结合第一方面,在第一方面的某些实现方式中,根据预测的所述能效参数预测所述每个频点集合对应的功耗;从多个频点集合中选择出满足预设阈值的多个性能所对应的多个第二频点集合;从多个第二频点集合中选择出最低功耗所对应的第一频点集合。
具体地,可以根据预测的所述能效参数以及功耗公式,从多个频点集合中选择出满足预设阈值的多个性能所对应的多个第二频点集合;从多个第二频点集合中选择出最低功耗所对应的第一频点集合。

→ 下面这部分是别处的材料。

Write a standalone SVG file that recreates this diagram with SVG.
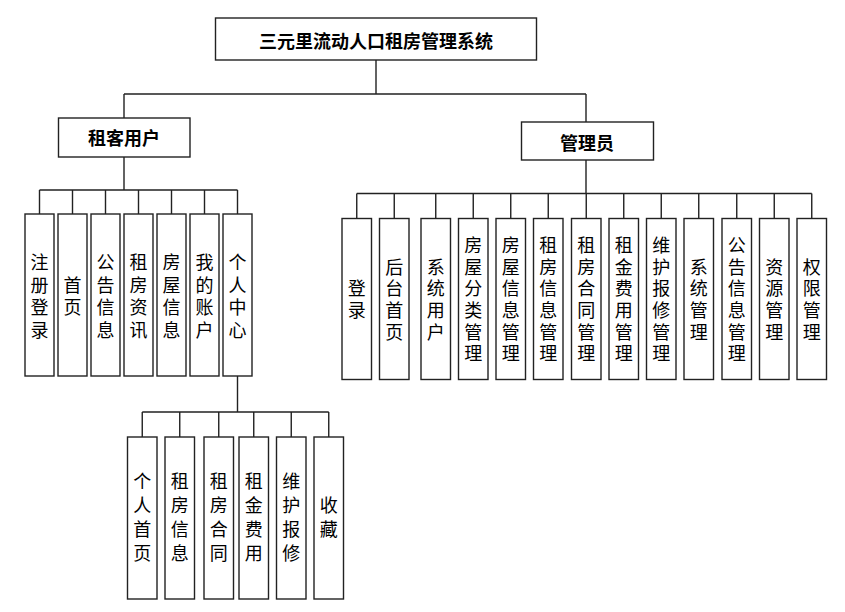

应理解,可以根据预测的所述能效参数以及性能公式,从多个频点集合中选择出满足性能要求的多个第二频点集合。还可以根据预测的所述能效参数以及功耗公式,从多个第二频点集合中选择出最低功耗所对应的第一频点集合。
其中,所述功耗公式用于表示所述至少一个模块处理当前所需的功耗与所述至少一个模块的能效参数之间的函数关系。
本申请实施例中可以根据至少一个模块的功耗(power)参数以及能效参数推导出至少一个模块的功耗公式p=f(y)。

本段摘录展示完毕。